Telephone Banking and The One-Way, Two-Way Dilemma

I recently had to telephone Barclays to report that I had received a potentially fraudulent text message from an unknown source that appeared to be a legitimate Barclay’s text message. I explained that the text message stated that I needed to deposit £106.66 (very precise amount) via by 2pm the day I received the text in order to avoid an £8.00 fee. The actual text message read as follows:

‘You don’t have enough funds to make your payment from account 12345. To make your payment and avoid £8.00 fees just deposit £106.66 in cash today in branch or transfer by Telephone, Mobile or Online before 2pm‘

Obviously 12345 is a fictional number but in reality the real last five digits of my savings account was used in the actual text message.  So here were my first realisations and questions upon reading the text message:

1. Firstly, it’s my savings account number and it is impossible to carry out a card transaction in store with a savings card or make an online payment via a savings account.

2. Secondly, THIS IS A SCAM!

3. I realised that if indeed it was a scam, how on earth did they get my account details?

4. If my card had been skimmed in one of the Barclays ATM’s that I had recently used, how on earth would the culprit have known my mobile phone number?

5. Why would I have to deposit the exact amount of £106.66 by 2pm? Bearing in mind there are no overdraft facilities with a savings account and usually with my current account I would simply receive a letter approximately two days later informing me that an £8.00 fee WILL be taken out of my account regardless; and there is no negotiating before the £8.00 fee is debited from my account.

6. Why 2pm?

After doing a little bit of online research to investigate whether anyone else had experienced the same message, I discovered there were no posts as yet relating to the same incident. So I went on to get the relevant phone number or email to report the potential fraud. The following is an excerpt from the Barclays website:

‘For any concerns around Barclays fraud alerts sent via text SMS to your mobile, please call 0845 3512288 1 (+44 1604 529410 outside the UK or from a mobile)’.

Now here’s the thing… Having rang Barclays to report the issue I was asked by the telephone operator to answer some security issues before he could go any further with the telephone call. After giving the ‘long number’ across the middle of my card I was informed that my account was visible on the operators screen but I would have to answer further security questions. So, my response was “before I give you my security details can you answer my security question? When was the last time I withdrew cash from a machine and how much was it for?” He replied “I’m sorry I can’t give you that information, you would need to answer the security questions first”.  My response was “but the day and time I last withdrew money is hardly a security issue”. “No, I am sorry ma’am; I cannot give you that information until you answer the security questions”. I felt we were going around in circles here. So after having quizzed him about Barclay’s procedures with taking such calls, I was confident enough to give him the security details he requested… name, date of birth, place of birth and the location of the branch at which I opened the account. Silly girl I hear you saying… well… that’s exactly what I thought too but I wanted to test the system and see what Barclays’ next procedure was in the steps of reporting fraud. The response was as follows:

“Well Miss, I can see that no fraudulent activity has taken place on your account and that we indeed have not sent you a text message”.  “Great, so how can I report the fraudulent text message; will you be making a note of it?” “No, I am sorry Miss but you need to ring a Freephone number and report it to them, do you have a pen? The number is 0800 389 16 52”.

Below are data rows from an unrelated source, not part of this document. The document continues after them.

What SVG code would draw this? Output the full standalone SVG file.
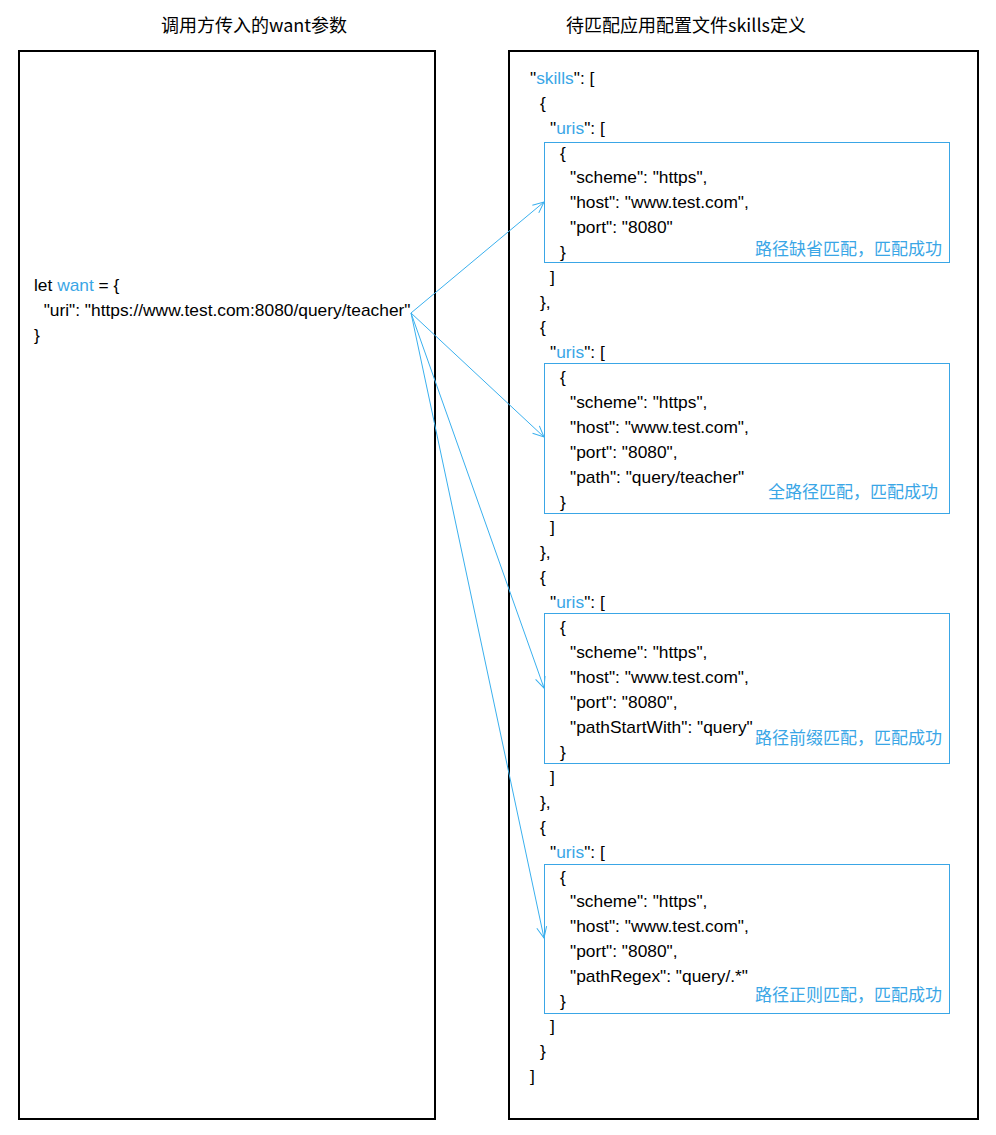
<svg xmlns="http://www.w3.org/2000/svg" width="996" height="1135" viewBox="0 0 996 1135">
<style>
.t{font-family:"Liberation Sans","Noto Sans CJK SC",sans-serif;font-size:17.35px;fill:#000}
.b{fill:#3aa6e6}
.ttl{font-family:"Noto Sans CJK SC","Liberation Sans",sans-serif;font-size:18px;fill:#000;text-anchor:middle}
.lbl{font-family:"Noto Sans CJK SC","Liberation Sans",sans-serif;font-size:17px;fill:#3aa6e6;text-anchor:end}
.panel{fill:#fff;stroke:#000;stroke-width:2}
.ub{fill:none;stroke:#3aa6e6;stroke-width:1}
.c{stroke:#3ab0ee;stroke-width:1;fill:none}
</style>
<defs>
<marker id="arr" markerUnits="userSpaceOnUse" markerWidth="14" markerHeight="14" refX="12" refY="6" orient="auto" viewBox="0 0 14 12">
<path d="M1,1 L12,6 L1,11" fill="none" stroke="#3ab0ee" stroke-width="1"/>
</marker>
</defs>
<rect width="996" height="1135" fill="#fff"/>
<g id="titles">
<text class="ttl" x="254" y="32">调用方传入的want参数</text>
<text class="ttl" x="686" y="32">待匹配应用配置文件skills定义</text>
</g>
<g id="want-panel">
<rect class="panel" x="19" y="51" width="416" height="1068"/>
<text class="t" x="34" y="291">let <tspan class="b">want</tspan> = {</text>
<text class="t" x="34" y="316" xml:space="preserve">  "uri": "https://www.test.com:8080/query/teacher"</text>
<text class="t" x="34" y="341">}</text>
</g>
<g id="skills-panel">
<rect class="panel" x="509" y="51" width="469" height="1068"/>
<text class="t" x="530" y="84">"<tspan class="b">skills</tspan>": [</text>
<text class="t" x="540" y="109">{</text>
<text class="t" x="550" y="134">"<tspan class="b">uris</tspan>": [</text>
<text class="t" x="550" y="283">]</text>
<text class="t" x="540" y="308">},</text>
<text class="t" x="540" y="333">{</text>
<text class="t" x="550" y="358">"<tspan class="b">uris</tspan>": [</text>
<text class="t" x="550" y="533">]</text>
<text class="t" x="540" y="558">},</text>
<text class="t" x="540" y="583">{</text>
<text class="t" x="550" y="608">"<tspan class="b">uris</tspan>": [</text>
<text class="t" x="550" y="783">]</text>
<text class="t" x="540" y="808">},</text>
<text class="t" x="540" y="833">{</text>
<text class="t" x="550" y="858">"<tspan class="b">uris</tspan>": [</text>
<text class="t" x="550" y="1032">]</text>
<text class="t" x="540" y="1057">}</text>
<text class="t" x="530" y="1082">]</text>
</g>
<g id="uri1">
<rect class="ub" x="544.5" y="142.5" width="405" height="120"/>
<text class="t" x="560" y="159">{</text>
<text class="t" x="570" y="183">"scheme": "https",</text>
<text class="t" x="570" y="208">"host": "www.test.com",</text>
<text class="t" x="570" y="233">"port": "8080"</text>
<text class="t" x="560" y="258">}</text>
<text class="lbl" x="942" y="255">路径缺省匹配，匹配成功</text>
</g>
<g id="uri2">
<rect class="ub" x="544.5" y="363.5" width="405" height="150"/>
<text class="t" x="560" y="383">{</text>
<text class="t" x="570" y="408">"scheme": "https",</text>
<text class="t" x="570" y="433">"host": "www.test.com",</text>
<text class="t" x="570" y="458">"port": "8080",</text>
<text class="t" x="570" y="483">"path": "query/teacher"</text>
<text class="t" x="560" y="508">}</text>
<text class="lbl" x="938" y="498">全路径匹配，匹配成功</text>
</g>
<g id="uri3">
<rect class="ub" x="544.5" y="613.5" width="405" height="150"/>
<text class="t" x="560" y="633">{</text>
<text class="t" x="570" y="658">"scheme": "https",</text>
<text class="t" x="570" y="683">"host": "www.test.com",</text>
<text class="t" x="570" y="708">"port": "8080",</text>
<text class="t" x="570" y="733">"pathStartWith": "query"</text>
<text class="t" x="560" y="758">}</text>
<text class="lbl" x="942" y="744">路径前缀匹配，匹配成功</text>
</g>
<g id="uri4">
<rect class="ub" x="544.5" y="864.5" width="405" height="149"/>
<text class="t" x="560" y="883">{</text>
<text class="t" x="570" y="907">"scheme": "https",</text>
<text class="t" x="570" y="932">"host": "www.test.com",</text>
<text class="t" x="570" y="957">"port": "8080",</text>
<text class="t" x="570" y="982">"pathRegex": "query/.*"</text>
<text class="t" x="560" y="1007">}</text>
<text class="lbl" x="942" y="1001">路径正则匹配，匹配成功</text>
</g>
<g id="connectors">
<line class="c" x1="411" y1="313" x2="544" y2="202" marker-end="url(#arr)"/>
<line class="c" x1="411" y1="313" x2="544" y2="437" marker-end="url(#arr)"/>
<line class="c" x1="411" y1="313" x2="544" y2="688" marker-end="url(#arr)"/>
<line class="c" x1="411" y1="313" x2="544" y2="938" marker-end="url(#arr)"/>
</g>
</svg>
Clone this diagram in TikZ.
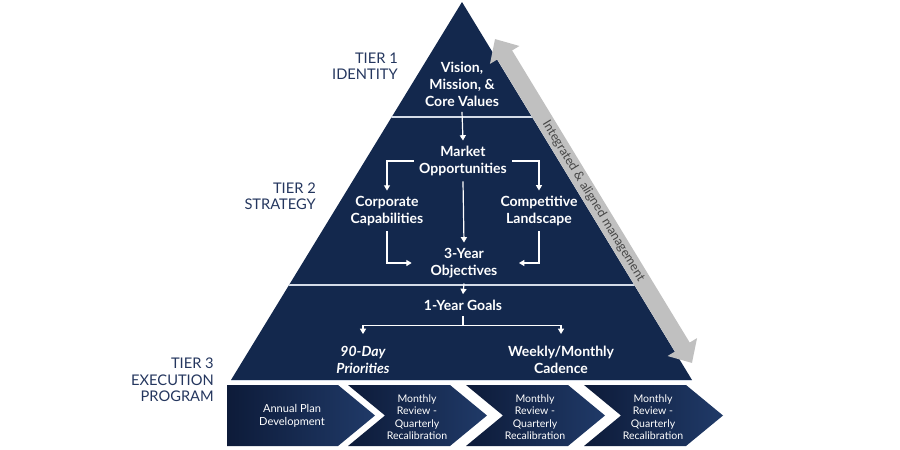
\documentclass[tikz,border=0pt]{standalone}
\usepackage{fontspec}
\setmainfont{Lato}
\usepackage{tikz}
\usetikzlibrary{arrows.meta, positioning, calc}
\definecolor{pyrnavy}{RGB}{19,40,77}
\definecolor{chevdark}{RGB}{13,27,57}
\definecolor{chevlight}{RGB}{32,58,104}
\definecolor{tierblue}{RGB}{36,54,94}
\definecolor{mggray}{RGB}{192,192,192}
\definecolor{mgtext}{RGB}{70,70,70}
\definecolor{seplight}{RGB}{212,220,232}
\tikzset{
  ptext/.style={text=white, align=center, inner sep=4pt,
    font=\fontsize{10.5}{12.75}\selectfont\bfseries},
  chevtext/.style={text=white, align=center, inner sep=0pt,
    font=\fontsize{7.9}{9.3}\selectfont},
  tierlabel/.style={text=tierblue, align=right, anchor=east, inner sep=0pt,
    font=\fontsize{11}{12.3}\selectfont},
  arrow/.style={-{Triangle[length=4pt,width=4.5pt]}, line width=0.9pt, color=white},
  line/.style={line width=0.9pt, color=white},
  sepline/.style={line width=1.1pt, color=seplight},
  mgarrow/.style={{Triangle[length=14pt,width=25pt]}-{Triangle[length=14pt,width=25pt]},
    line width=13pt, color=mggray}
}

\begin{document}
\begin{tikzpicture}[x=0.75pt, y=-0.75pt,
  chevron/.style={left color=chevdark, right color=chevlight}]
  \useasboundingbox (0,0) rectangle (900,450);

  % Pyramid body
  \coordinate (apex) at (462,2);
  \coordinate (baseL) at (231,380);
  \coordinate (baseR) at (692,380);
  \fill[pyrnavy] (apex) -- (baseR) -- (baseL) -- cycle;
  \begin{scope}
    \clip (apex) -- (baseR) -- (baseL) -- cycle;
    \draw[sepline] (200,117) -- (720,117);
    \draw[sepline] (200,285) -- (720,285);
  \end{scope}
  \draw[seplight, line width=0.6pt] (baseL) -- (baseR);

  % Tier labels on left
  \node[tierlabel] (tier1) at (398,66) {TIER 1\\IDENTITY};
  \node[tierlabel] (tier2) at (316,196) {TIER 2\\STRATEGY};
  \node[tierlabel] (tier3) at (214,380) {TIER 3\\EXECUTION\\PROGRAM};

  % Tier 1
  \node[ptext] (vision) at (462,84) {Vision,\\Mission, \&\\Core Values};

  % Tier 2
  \node[ptext] (market) at (463,161) {Market\\Opportunities};
  \node[ptext] (corpcap) at (387,211) {Corporate\\Capabilities};
  \node[ptext] (complands) at (539,211) {Competitive\\Landscape};
  \node[ptext] (objectives) at (464,263) {3-Year\\Objectives};

  % Tier 3
  \node[ptext] (goals) at (463,305) {1-Year Goals};
  \node[ptext, font=\fontsize{10.5}{12.75}\selectfont\bfseries\itshape] (priorities) at (363,360) {90-Day\\Priorities};
  \node[ptext] (cadence) at (561,360) {Weekly/Monthly\\Cadence};

  % Connections inside the pyramid
  \draw[arrow] (vision.south) -- (market.north);
  \draw[arrow] (market.west) -| (corpcap.north);
  \draw[arrow] (market.east) -| (complands.north);
  \draw[arrow] (market.south) -- (objectives.north);
  \draw[arrow] (corpcap.south) |- ([xshift=-10pt]objectives.west);
  \draw[arrow] (complands.south) |- ([xshift=12pt]objectives.east);
  \draw[arrow] (objectives.south) -- (goals.north);
  \coordinate (split) at ($(goals.south)+(0,10)$);
  \draw[line] (goals.south) -- (split);
  \draw[arrow] (split) -| ([yshift=5pt]priorities.north);
  \draw[arrow] (split) -| ([yshift=5pt]cadence.north);

  % Management arrow along the right side
  \coordinate (mgtop) at (495,39);
  \coordinate (mgbot) at (692,363);
  \draw[mgarrow] (mgtop) -- (mgbot)
    node[midway, sloped, text=mgtext, font=\fontsize{9.4}{10}\selectfont] (mglabel) {Integrated \& aligned management};

  % Execution program chevrons
  \shade[chevron] (227,385) -- (338,385) -- (375,415.5) -- (338,446) -- (227,446) -- cycle;
  \node[chevtext, font=\fontsize{8.3}{9.8}\selectfont] (annual) at (292,416) {Annual Plan\\Development};
  \foreach \x [count=\i from 2] in {348,466,584} {
    \shade[chevron] (\x,385) -- ++(102,0) -- ++(37,30.5) -- ++(-37,30.5)
      -- ++(-102,0) -- ++(37,-30.5) -- cycle;
    \node[chevtext] (review\i) at (\x+69,417) {Monthly\\Review -\\Quarterly\\Recalibration};
  }
\end{tikzpicture}
\end{document}
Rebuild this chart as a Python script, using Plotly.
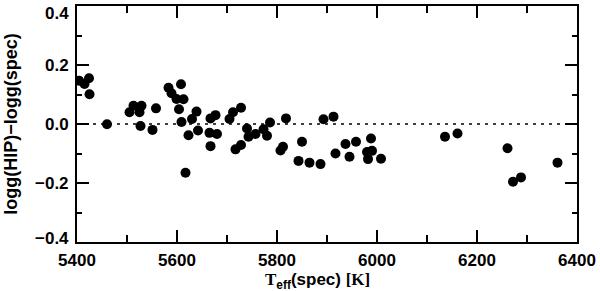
import plotly.graph_objects as go

teff = [5404, 5415, 5424, 5425, 5460, 5505, 5513, 5529, 5525, 5527,
        5551, 5558, 5583, 5589, 5599, 5608, 5613, 5604, 5609, 5623,
        5630, 5639, 5642, 5617, 5665, 5667, 5667, 5677, 5680, 5705,
        5712, 5728, 5717, 5728, 5740, 5743, 5757, 5773, 5780, 5786,
        5818, 5807, 5812, 5850, 5843, 5865, 5887, 5893, 5913, 5917,
        5937, 5945, 5958, 5988, 5980, 5990, 5982, 6008, 6136, 6161,
        6261, 6272, 6288, 6361]
dlogg = [0.147, 0.136, 0.155, 0.101, -0.001, 0.040, 0.062, 0.062, 0.040, -0.007,
         -0.020, 0.053, 0.123, 0.104, 0.085, 0.135, 0.084, 0.050, 0.007, -0.038,
         0.017, 0.042, -0.022, -0.165, -0.030, -0.075, 0.019, 0.030, -0.034, 0.017,
         0.040, 0.055, -0.086, -0.071, -0.015, -0.043, -0.034, -0.018, -0.040, 0.005,
         0.019, -0.090, -0.077, -0.060, -0.125, -0.131, -0.136, 0.016, 0.025, -0.100,
         -0.068, -0.111, -0.060, -0.049, -0.095, -0.091, -0.119, -0.118, -0.043, -0.032,
         -0.082, -0.196, -0.181, -0.131]

zero_x = [5400, 6400]
zero_y = [0, 0]

xticks = [5400, 5600, 5800, 6000, 6200, 6400]
yticks = [-0.4, -0.2, 0.0, 0.2, 0.4]
ytick_text = ["\u22120.4", "\u22120.2", "0.0", "0.2", "0.4"]

fig = go.Figure()
fig.add_trace(go.Scatter(x=zero_x, y=zero_y, mode="lines",
                         line=dict(color="black", width=1.5, dash="3px,5px"),
                         hoverinfo="skip", showlegend=False))
fig.add_trace(go.Scatter(x=teff, y=dlogg, mode="markers",
                         marker=dict(color="black", size=10, line=dict(width=0)),
                         showlegend=False))

tickfont = dict(family="Liberation Sans", size=17, color="black", weight="bold")

# y tick labels as annotations so the end labels can sit inside the frame, as in the original
for val, txt in zip(yticks, ytick_text):
    shift = 0
    if val == max(yticks):
        shift = -7
    elif val == min(yticks):
        shift = 4
    fig.add_annotation(x=0, xref="paper", y=val, yref="y", text=txt,
                       showarrow=False, xanchor="right", yanchor="middle",
                       xshift=-6, yshift=shift, font=tickfont)

# x axis title
fig.add_annotation(x=0.5, xref="paper", y=0, yref="paper",
                   text="<span style='font-family:Liberation Serif'>T</span><sub>eff</sub>(spec) <span style='font-family:Liberation Serif'>[K]</span>",
                   showarrow=False, xanchor="center", yanchor="middle",
                   xshift=-10, yshift=-39, borderpad=0,
                   font=dict(family="Liberation Sans", size=17, color="black", weight="bold"))

fig.update_layout(
    width=600, height=291,
    margin=dict(l=76.5, r=23, t=6, b=49.3, autoexpand=False),
    paper_bgcolor="white", plot_bgcolor="white",
    font=dict(family="Liberation Sans", color="black"),
    xaxis=dict(range=[5400, 6400], tickvals=xticks, ticks="inside", ticklen=12,
               tickwidth=2, tickcolor="black", showline=True, linewidth=2,
               linecolor="black", mirror="allticks", showgrid=False, zeroline=False,
               tickfont=tickfont, automargin=False, ticklabelstandoff=2,
               ticklabeloverflow="allow",
               minor=dict(dtick=100, ticks="inside", ticklen=7, tickwidth=2,
                          tickcolor="black", showgrid=False)),
    yaxis=dict(range=[-0.4, 0.4], tickvals=yticks, showticklabels=False,
               ticks="inside", ticklen=12,
               tickwidth=2, tickcolor="black", showline=True, linewidth=2,
               linecolor="black", mirror="allticks", showgrid=False, zeroline=False,
               tickfont=tickfont, automargin=False,
               minor=dict(dtick=0.1, ticks="inside", ticklen=5, tickwidth=2,
                          tickcolor="black", showgrid=False),
               title=dict(text="logg(HIP)\u2212logg(spec)",
                          font=dict(family="Liberation Sans", size=18, color="black", weight="bold"),
                          standoff=53)),
)

fig.write_html("out.html", config={"displayModeBar": False},
               post_script="document.body.style.margin='0';")
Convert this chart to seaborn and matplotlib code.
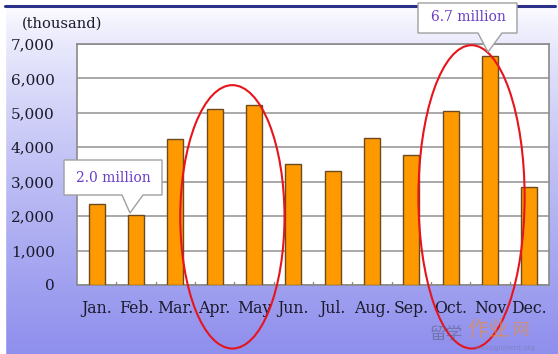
import numpy as np
import pandas as pd
import matplotlib
matplotlib.use("Agg")
import matplotlib.pyplot as plt
from matplotlib.patches import Ellipse, Polygon
import seaborn as sns

months = ["Jan.", "Feb.", "Mar.", "Apr.", "May", "Jun.", "Jul.", "Aug.", "Sep.", "Oct.", "Nov", "Dec."]
visitors = [2350, 2020, 4230, 5100, 5220, 3520, 3320, 4260, 3790, 5060, 6640, 2860]
yticks = [0, 1000, 2000, 3000, 4000, 5000, 6000, 7000]
ytick_labels = ["0", "1,000", "2,000", "3,000", "4,000", "5,000", "6,000", "7,000"]
callout_feb = "2.0 million"
callout_nov = "6.7 million"
unit_label = "(thousand)"

df = pd.DataFrame({"month": months, "visitors": visitors})

sns.set_theme(style="white")
plt.rcParams["font.family"] = ["DejaVu Serif"]

W, H = 558, 354
fig = plt.figure(figsize=(W / 100, H / 100), dpi=100)

# gradient background
bg = fig.add_axes([0, 0, 1, 1], zorder=0)
bg.set_axis_off()
n = 256
t = np.linspace(0, 1, n)[:, None]
top = np.array([0.98, 0.98, 1.0])
bot = np.array([0.56, 0.56, 0.93])
w = np.clip((t - 0.03) / 0.97, 0, 1) ** 0.8
grad = top * (1 - w) + bot * w
img = np.repeat(grad[:, None, :], 2, axis=1).reshape(n, 2, 3)
bg.imshow(img, aspect="auto", extent=[0, 1, 0, 1], transform=bg.transAxes)
bg.set_xlim(0, 1); bg.set_ylim(0, 1)
bg.add_patch(plt.Rectangle((0, 0), 5 / W, 1, color="white", transform=bg.transAxes))
bg.add_patch(plt.Rectangle((0, 1 - 6 / H), 1, 6 / H, color="white", transform=bg.transAxes))
bg.plot([5 / W, 1 - 3 / W], [1 - 6 / H, 1 - 6 / H], color="#2a2f8a", lw=2.2, transform=bg.transAxes)

# main axes: x 77..549, y 44..285
ax = fig.add_axes([77 / W, 1 - 285 / H, (549 - 77) / W, (285 - 44) / H], zorder=1)
ax.set_facecolor("white")
sns.barplot(data=df, x="month", y="visitors", color="#ff9900", width=0.41,
            edgecolor="#6b4a22", linewidth=1.0, saturation=1, ax=ax, zorder=3)
ax.set_ylim(0, 7000)
ax.set_xlim(-0.5, len(months) - 0.5)
ax.set_yticks(yticks)
ax.set_yticklabels(ytick_labels, fontsize=11, color="#1a1a2a")
ax.tick_params(axis="y", length=0, pad=16)
ax.tick_params(axis="x", length=0, pad=11, labelsize=11.3, labelcolor="#1a1a2a")
ax.set_xlabel("")
ax.set_ylabel("")
ax.yaxis.grid(True, color="#999999", lw=1.2, zorder=1)
ax.set_axisbelow(True)
for s in ax.spines.values():
    s.set_color("#8a8a8a")
    s.set_linewidth(1.2)
for b in np.arange(0.5, len(months) - 1, 1.0):
    ax.plot([b, b], [0, 90], color="#8a8a8a", lw=1, zorder=2, clip_on=False)

fig.text(22 / W, 1 - 24 / H, unit_label, fontsize=10.5, color="#1a1a2a", va="center", ha="left")

ax.add_patch(Ellipse((3.45, 1980), 2.65, 7650, fill=False, edgecolor="#e8141c", lw=1.5,
                     clip_on=False, zorder=6))
ax.add_patch(Ellipse((9.53, 2560), 2.7, 8810, fill=False, edgecolor="#e8141c", lw=1.5,
                     clip_on=False, zorder=6))

def px(x, y):
    return (x / W, 1 - y / H)

def callout(box, tip, base, text, tx, ty):
    x0, y0, x1, y1 = box
    bl, br = base
    pts = [px(x0, y0), px(x1, y0), px(x1, y1), px(br, y1), px(*tip), px(bl, y1), px(x0, y1)]
    poly = Polygon(pts, closed=True, facecolor="white", edgecolor="#a0a0a0", lw=1.0,
                   transform=fig.transFigure, zorder=10)
    fig.add_artist(poly)
    fig.text(tx / W, 1 - ty / H, text, fontsize=10, color="#6a3fc8", ha="center", va="center",
             zorder=11)

callout((64, 160, 162, 195), (130, 213), (122, 143), callout_feb, 113, 178)
callout((418, 3, 517, 33), (488, 52), (478, 502), callout_nov, 468, 17)

fig.text(430 / W, 1 - 334 / H, "留学", fontsize=12, color="#5a5a80", alpha=0.55,
         family=["Noto Sans CJK SC"], ha="left", va="center", zorder=12)
fig.text(467 / W, 1 - 330 / H, "作业", fontsize=15, color="#f08a30", alpha=0.6,
         family=["Noto Sans CJK SC"], ha="left", va="center", zorder=12)
fig.text(513 / W, 1 - 330 / H, "网", fontsize=12, color="#f08a30", alpha=0.6,
         family=["Noto Sans CJK SC"], ha="left", va="center", zorder=12)
fig.text(472 / W, 1 - 348 / H, "ukassignment.org", fontsize=5, color="#7a7ab0", alpha=0.6,
         family=["DejaVu Sans"], ha="left", va="center", zorder=12)

fig.savefig("out.png", dpi=100)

So out of frustration I thanked him very much for his help and he wished me a great weekend.

Next step, I rang 0800 389 16 52.

“Hello can you give me the ‘long number’ on your card please and answer some security details”

You have probably guessed the outcome of this conversation.

So here’s the thing that popped in my mind as I very calmly slammed down the phone down – One Way SSL.

One-Way and Two-Way SSL

SSL can be configured one-way or two-way:

With one-way SSL, the server is required to present a certificate to the client but the client is not required to present a certificate to the server. To successfully negotiate an SSL connection, the client must authenticate the server but the server will accept any client into the connection. One-way SSL is common on the Internet where customers want to create secure connections before they share personal data. Often, clients will also use SSL to log on so that the server can authenticate them.

With two-way SSL (SSL with client authentication), the server presents a certificate to the client and the client presents a certificate to the server. WebLogic Server can be configured to require clients to submit valid and trusted certificates before completing the SSL connection.

So final thought; wouldn’t it be in the banks best interest to provide a two-way secure protocol in order to gain trust from potential and existing customers. By way of setting up a system whereby the banking telephone operator also has to answer a set of security questions relating to the customer, this would remedy the distrust and concern that is inherent in modern day telephone banking.

P.S. My card obviously wasn’t skimmed – How would my telephone number be known from skimming a card. There was however, a mass security breach within Barclays Bank and thousands of customer files were stolen. According to an anonymous whistle-blower that passed on information to The Mail on Sunday, customer’s files can be sold for up to £50 per file on the black market. Read more about it here

P.P.S. The other question this article raises is whether there was a security breach on the day I received the text message. It was very particular about the fact that I had to deposit a very specific amount of money by 2pm that day.